3.8 stars, based on 445 ratings
Publisher: Touchstone
Book Type: Paperback
Other Versions: Hardcover, Audio Cassette
Reviews: Member | Amazon | Write a Review

Top Member Book Reviews

reviewed Stones from the River on + 376 more book reviews
Helpful Score: 14
Difficult to get into (about 100 pages), but worth it, once you do. I learned more about WWII reading this novel than I ever did in a history book (sadly). Hegi's characters drove home the pain of having war touch you personally, although you may not be politically involved. Her unique approach to the war descriptions was Shirley Jacksonesque - she presents rumors, bits and pieces, phrases -- and lets your mind assemble them into the horrors you already know took place. One by one, you are introduced to, grow to love, and read the fates of, each person in the main character's (Trudi's) life. Expect to form strong, sentimental attachments.

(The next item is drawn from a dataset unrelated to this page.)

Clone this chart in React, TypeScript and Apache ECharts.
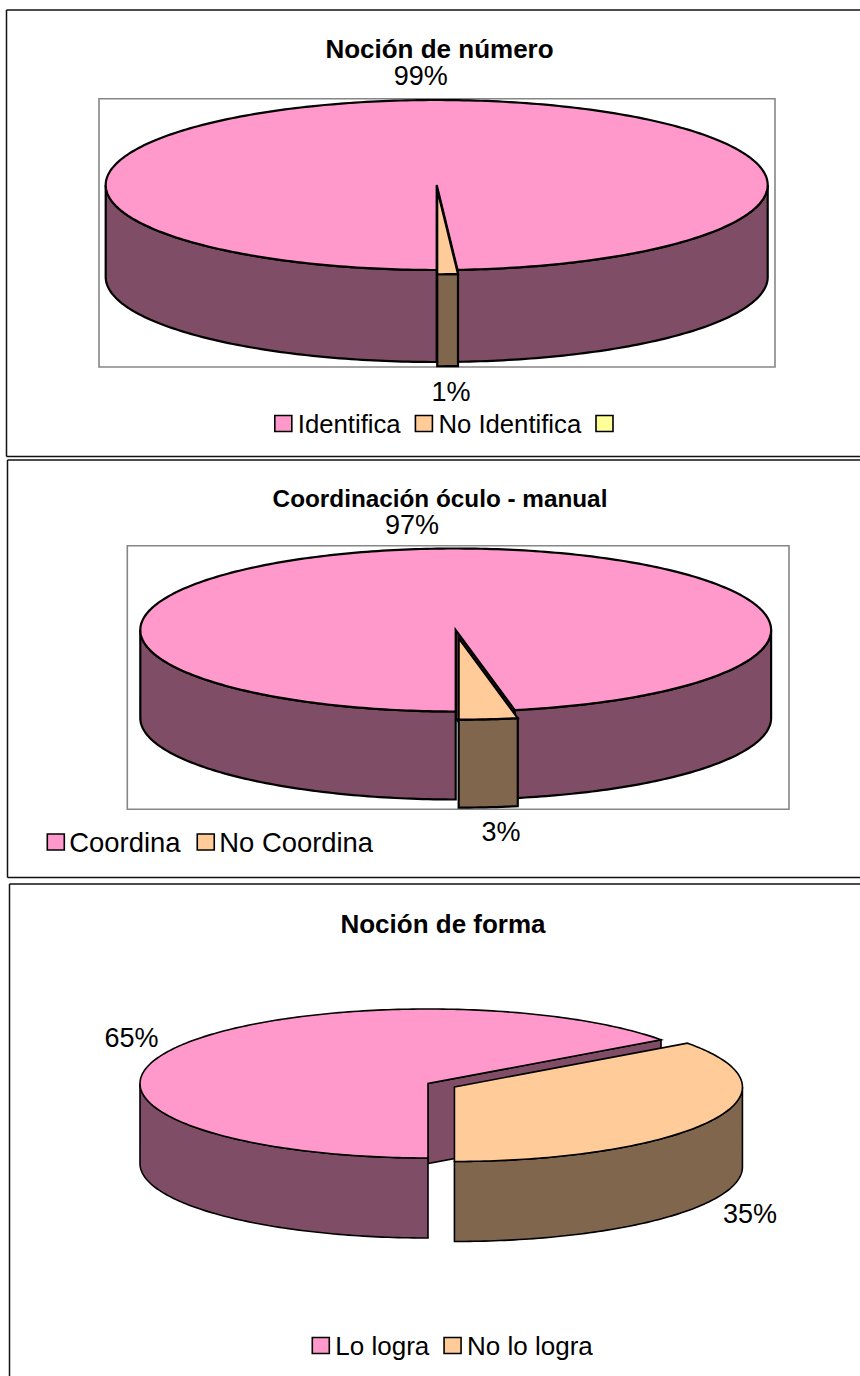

reviewed Stones from the River on + 12 more book reviews
Helpful Score: 10
Every couple of years, I take 'Stones from the River' off my bookshelf and read it over again. I first heard about this book beacuse it was an Oprah's book club pick. 'Stones from the River' is about the life of Trudi Montag,a dwarf who is living her life in a small town in Germany. The book is from Trudi's childhood to her adulthood. She is such a great character and this book is an outstanding read. I wasn't disappointed at all. My favorite line from the book occurs when Trudi is talking to a man named Adolf, a Jew who is hiding in Trudi's house during WWII, and she is comparing the suffering that he and others Jews are going through to others and he tells her: "...But we can't do that-compare our pain. It minimizes what happens to is, distorts it. We need to say, yes, this is what happened to me, and this is what I'll do about it."
reviewed Stones from the River on
Helpful Score: 8
I got half way through and couldn't put it down! This Oprah Book Club book from 1997 is completely worth the read. It was very interesting and educational - letting you see the German view of WWII. I was, as many other reviewers, able to learn more about WWII than I had in school. I loved the character associations and seeing them 'grow' from childhood in the early 1900's to later on in life after WWII - seeing how they changed and how their families changed or were lost.
A book you won't regret getting into.
reviewed Stones from the River on + 20 more book reviews
Helpful Score: 5
Recommendations by Oprah not withstanding, this book was not for me. It depressed me so profoundly my initial rating was "Hate it", however, I settled on a rating of "Didn't like it". Was it well-written? Even a dummy like me would have to admit the author produces a deep novel, too deep for my comfort. I was forced to recognize that many of the bullies, batterers, and bigots that inhabited that sorry moment in history - guess what - exist in our world today. Do I really want to know that? Not! In fact, like many of the book's sad victims of broken dreams, broken bodies, and broken souls, I just wanted to escape that kind of environment as fast as I could. Like a deer caught in the headlights of an oncoming car, I froze up and I could not put this book down until I had painstakingly plowed through it to the finish. Surprise - no happy ending. Well, back to my delightful historic romance novels where I can blissfully view the world through rose-colored fans, the bad guys always get caught and punished, the deformed are made whole once again, and lovers live happily ever after. Shallow me - but at least I won't have to take an anti-depressant! Please, some reader with more discriminating tastes than I, take this book off my Bookshelf soon - if not, I'm going to bring it to my nearest Used Bookstore and swap it for some light reading.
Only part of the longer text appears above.